## ENTRIES SHOWN

----

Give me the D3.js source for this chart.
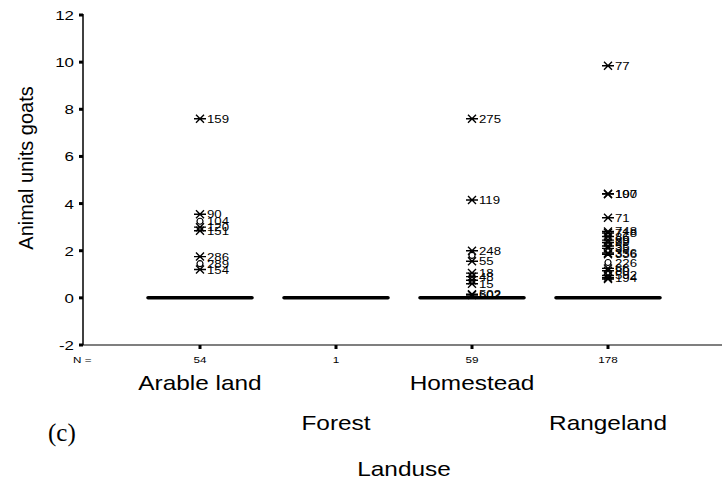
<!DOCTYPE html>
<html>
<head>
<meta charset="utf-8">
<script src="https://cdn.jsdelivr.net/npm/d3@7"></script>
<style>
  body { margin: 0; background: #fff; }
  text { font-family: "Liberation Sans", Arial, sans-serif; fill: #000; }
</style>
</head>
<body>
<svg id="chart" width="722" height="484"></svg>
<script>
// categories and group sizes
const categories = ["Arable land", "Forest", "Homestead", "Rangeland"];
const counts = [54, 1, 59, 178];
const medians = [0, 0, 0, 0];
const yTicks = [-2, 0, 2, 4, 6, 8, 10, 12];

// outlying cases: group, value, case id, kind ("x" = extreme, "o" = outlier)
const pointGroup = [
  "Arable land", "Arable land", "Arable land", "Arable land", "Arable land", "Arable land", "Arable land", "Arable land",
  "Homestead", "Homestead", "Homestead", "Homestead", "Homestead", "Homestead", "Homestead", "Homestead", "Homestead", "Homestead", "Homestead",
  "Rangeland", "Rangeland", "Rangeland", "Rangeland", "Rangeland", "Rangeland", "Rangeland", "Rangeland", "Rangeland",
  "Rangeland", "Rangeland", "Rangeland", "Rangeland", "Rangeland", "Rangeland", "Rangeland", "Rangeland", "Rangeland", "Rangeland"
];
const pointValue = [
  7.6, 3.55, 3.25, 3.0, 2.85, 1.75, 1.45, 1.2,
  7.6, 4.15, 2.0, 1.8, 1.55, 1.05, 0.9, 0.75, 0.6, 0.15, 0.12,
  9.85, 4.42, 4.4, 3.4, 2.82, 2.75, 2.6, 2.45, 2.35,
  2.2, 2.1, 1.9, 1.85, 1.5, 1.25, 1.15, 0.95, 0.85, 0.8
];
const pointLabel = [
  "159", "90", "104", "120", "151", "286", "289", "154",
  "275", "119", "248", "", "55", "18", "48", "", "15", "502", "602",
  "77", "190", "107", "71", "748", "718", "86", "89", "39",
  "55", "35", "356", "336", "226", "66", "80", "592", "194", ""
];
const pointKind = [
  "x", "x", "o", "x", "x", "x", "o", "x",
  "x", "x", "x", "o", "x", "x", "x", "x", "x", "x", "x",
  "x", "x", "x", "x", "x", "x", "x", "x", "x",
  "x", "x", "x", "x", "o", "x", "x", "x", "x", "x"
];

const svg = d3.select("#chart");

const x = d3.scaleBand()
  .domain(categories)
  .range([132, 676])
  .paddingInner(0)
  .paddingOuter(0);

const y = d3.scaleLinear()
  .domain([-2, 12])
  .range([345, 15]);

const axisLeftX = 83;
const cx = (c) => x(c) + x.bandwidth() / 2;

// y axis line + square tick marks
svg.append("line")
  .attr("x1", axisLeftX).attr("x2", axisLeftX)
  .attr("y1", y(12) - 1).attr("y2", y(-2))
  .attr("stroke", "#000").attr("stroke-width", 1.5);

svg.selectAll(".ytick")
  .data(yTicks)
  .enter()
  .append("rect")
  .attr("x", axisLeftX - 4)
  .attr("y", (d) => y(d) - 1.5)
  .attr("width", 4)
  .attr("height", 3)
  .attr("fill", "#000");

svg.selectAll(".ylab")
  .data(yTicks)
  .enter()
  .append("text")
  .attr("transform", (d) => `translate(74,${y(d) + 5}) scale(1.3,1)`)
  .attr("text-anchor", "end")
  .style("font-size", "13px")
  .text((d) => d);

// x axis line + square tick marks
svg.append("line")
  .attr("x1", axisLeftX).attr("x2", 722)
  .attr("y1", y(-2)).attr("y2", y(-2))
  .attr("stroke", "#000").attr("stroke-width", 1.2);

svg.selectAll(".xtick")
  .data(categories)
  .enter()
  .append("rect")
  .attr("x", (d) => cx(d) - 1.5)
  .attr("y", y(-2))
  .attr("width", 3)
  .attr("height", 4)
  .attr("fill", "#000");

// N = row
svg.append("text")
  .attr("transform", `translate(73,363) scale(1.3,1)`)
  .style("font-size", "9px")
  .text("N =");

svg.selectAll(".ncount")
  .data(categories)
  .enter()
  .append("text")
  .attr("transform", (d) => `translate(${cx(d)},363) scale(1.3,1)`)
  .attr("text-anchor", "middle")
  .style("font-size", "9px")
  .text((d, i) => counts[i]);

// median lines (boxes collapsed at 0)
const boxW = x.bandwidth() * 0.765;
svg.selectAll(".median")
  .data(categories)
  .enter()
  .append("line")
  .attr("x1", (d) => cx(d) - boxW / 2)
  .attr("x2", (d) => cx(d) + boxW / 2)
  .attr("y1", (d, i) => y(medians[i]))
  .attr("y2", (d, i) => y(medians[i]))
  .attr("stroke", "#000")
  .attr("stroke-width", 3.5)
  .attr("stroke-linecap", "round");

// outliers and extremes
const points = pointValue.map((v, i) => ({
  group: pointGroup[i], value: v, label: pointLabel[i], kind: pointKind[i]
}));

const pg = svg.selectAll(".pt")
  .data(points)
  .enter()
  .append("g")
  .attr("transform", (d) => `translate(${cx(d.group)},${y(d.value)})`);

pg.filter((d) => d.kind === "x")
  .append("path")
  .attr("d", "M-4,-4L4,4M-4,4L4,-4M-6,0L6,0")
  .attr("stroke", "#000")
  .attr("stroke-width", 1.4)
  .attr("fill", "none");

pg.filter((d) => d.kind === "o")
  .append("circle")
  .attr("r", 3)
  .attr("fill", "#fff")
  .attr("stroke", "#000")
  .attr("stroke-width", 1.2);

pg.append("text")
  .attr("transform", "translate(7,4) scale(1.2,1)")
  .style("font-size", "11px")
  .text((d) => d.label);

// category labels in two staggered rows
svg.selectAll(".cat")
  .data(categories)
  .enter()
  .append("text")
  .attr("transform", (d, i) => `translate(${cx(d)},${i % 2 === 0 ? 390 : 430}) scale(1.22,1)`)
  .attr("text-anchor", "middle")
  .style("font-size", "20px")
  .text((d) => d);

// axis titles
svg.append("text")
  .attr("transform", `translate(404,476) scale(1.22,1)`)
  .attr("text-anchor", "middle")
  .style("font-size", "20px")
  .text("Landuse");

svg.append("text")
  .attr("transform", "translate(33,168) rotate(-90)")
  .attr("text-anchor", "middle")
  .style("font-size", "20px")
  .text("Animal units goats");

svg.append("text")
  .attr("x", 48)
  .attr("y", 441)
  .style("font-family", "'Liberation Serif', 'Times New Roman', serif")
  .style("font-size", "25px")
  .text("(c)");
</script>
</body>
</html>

----

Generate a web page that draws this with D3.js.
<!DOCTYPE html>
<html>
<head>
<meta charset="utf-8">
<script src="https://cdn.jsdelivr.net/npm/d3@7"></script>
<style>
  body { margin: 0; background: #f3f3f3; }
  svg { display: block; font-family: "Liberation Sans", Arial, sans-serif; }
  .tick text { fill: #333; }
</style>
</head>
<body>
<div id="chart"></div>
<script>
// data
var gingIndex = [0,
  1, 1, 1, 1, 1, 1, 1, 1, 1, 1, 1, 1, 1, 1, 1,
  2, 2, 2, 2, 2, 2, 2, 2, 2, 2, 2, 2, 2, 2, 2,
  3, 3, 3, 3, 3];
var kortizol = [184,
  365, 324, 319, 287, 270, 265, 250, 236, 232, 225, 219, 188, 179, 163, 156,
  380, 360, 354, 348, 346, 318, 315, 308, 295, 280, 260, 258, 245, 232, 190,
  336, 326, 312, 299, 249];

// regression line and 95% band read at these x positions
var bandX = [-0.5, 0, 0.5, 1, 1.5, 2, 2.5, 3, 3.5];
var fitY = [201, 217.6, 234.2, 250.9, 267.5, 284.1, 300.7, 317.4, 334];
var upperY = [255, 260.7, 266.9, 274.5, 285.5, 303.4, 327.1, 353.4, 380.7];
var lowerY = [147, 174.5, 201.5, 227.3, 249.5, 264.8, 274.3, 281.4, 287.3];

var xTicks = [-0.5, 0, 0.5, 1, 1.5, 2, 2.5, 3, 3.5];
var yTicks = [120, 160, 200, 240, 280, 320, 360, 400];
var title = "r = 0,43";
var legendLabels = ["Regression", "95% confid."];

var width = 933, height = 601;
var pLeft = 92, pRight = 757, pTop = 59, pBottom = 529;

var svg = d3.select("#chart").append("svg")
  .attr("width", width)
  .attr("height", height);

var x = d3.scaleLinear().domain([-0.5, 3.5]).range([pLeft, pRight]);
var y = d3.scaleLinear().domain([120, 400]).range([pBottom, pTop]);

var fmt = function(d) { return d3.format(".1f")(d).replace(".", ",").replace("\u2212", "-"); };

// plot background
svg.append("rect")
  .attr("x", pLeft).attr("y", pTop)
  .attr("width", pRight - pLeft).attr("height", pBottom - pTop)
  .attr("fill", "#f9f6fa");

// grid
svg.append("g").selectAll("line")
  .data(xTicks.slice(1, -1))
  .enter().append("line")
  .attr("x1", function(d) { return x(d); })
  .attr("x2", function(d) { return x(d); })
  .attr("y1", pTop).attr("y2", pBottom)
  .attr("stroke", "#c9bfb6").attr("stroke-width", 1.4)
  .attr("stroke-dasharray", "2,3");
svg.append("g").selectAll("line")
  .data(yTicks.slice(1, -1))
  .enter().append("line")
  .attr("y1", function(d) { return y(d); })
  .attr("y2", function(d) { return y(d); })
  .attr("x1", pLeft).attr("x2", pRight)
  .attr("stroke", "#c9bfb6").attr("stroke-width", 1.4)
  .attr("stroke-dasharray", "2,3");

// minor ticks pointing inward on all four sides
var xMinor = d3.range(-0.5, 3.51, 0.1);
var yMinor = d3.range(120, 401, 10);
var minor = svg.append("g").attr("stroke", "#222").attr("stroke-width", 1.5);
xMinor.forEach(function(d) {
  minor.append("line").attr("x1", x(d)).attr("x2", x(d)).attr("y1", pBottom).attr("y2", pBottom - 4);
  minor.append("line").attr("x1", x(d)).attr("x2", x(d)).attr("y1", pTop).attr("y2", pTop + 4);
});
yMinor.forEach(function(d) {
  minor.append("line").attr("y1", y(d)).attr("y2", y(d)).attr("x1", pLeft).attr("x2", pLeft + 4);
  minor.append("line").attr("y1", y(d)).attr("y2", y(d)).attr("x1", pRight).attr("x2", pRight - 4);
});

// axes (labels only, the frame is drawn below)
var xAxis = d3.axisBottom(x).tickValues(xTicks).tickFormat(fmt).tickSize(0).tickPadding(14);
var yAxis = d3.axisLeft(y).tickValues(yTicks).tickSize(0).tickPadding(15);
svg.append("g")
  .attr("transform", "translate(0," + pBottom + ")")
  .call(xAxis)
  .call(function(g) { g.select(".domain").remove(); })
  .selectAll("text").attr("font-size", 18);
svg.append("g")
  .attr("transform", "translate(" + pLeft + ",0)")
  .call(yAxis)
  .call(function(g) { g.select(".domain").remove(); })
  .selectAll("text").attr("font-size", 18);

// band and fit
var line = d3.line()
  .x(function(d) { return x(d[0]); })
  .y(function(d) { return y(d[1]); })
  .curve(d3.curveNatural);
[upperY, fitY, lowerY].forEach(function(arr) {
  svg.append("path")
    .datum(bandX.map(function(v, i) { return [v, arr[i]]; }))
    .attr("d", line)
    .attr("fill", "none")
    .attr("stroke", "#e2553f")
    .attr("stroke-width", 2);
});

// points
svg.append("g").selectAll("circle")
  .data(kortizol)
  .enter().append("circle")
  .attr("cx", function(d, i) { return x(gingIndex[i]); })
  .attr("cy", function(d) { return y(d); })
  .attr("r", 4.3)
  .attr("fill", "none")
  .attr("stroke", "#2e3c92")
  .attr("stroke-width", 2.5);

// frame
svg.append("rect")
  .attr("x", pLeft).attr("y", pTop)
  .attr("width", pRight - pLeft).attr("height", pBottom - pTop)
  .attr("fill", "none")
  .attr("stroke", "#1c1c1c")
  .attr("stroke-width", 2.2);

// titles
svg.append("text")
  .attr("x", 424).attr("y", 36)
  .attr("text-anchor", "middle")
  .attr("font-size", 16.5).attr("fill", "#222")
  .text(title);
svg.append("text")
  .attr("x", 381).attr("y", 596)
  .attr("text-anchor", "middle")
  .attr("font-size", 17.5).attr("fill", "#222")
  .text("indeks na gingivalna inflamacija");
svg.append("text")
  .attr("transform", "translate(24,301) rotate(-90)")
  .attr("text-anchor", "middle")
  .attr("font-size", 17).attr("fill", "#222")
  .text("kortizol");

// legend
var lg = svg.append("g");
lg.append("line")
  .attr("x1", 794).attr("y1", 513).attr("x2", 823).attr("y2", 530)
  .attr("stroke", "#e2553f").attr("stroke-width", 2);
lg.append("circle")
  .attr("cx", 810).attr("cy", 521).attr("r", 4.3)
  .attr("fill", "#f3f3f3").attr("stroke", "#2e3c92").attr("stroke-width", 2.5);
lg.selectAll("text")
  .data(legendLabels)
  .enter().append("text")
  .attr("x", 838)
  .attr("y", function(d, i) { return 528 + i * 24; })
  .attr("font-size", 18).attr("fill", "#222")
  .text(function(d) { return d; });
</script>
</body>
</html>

----

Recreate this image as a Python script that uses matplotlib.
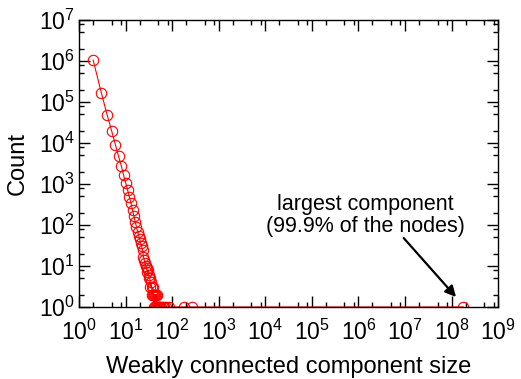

----

## TASK STATEMENT
Print everything from the line with "Give me the D3.js source for this chart." down to the line with "const yTicks = [-2, 0, 2, 4, 6, 8, 10, 12];", both included, exactly as written and without the pictures.

## RESULT BELOW
Give me the D3.js source for this chart.
<!DOCTYPE html>
<html>
<head>
<meta charset="utf-8">
<script src="https://cdn.jsdelivr.net/npm/d3@7"></script>
<style>
  body { margin: 0; background: #fff; }
  text { font-family: "Liberation Sans", Arial, sans-serif; fill: #000; }
</style>
</head>
<body>
<svg id="chart" width="722" height="484"></svg>
<script>
// categories and group sizes
const categories = ["Arable land", "Forest", "Homestead", "Rangeland"];
const counts = [54, 1, 59, 178];
const medians = [0, 0, 0, 0];
const yTicks = [-2, 0, 2, 4, 6, 8, 10, 12];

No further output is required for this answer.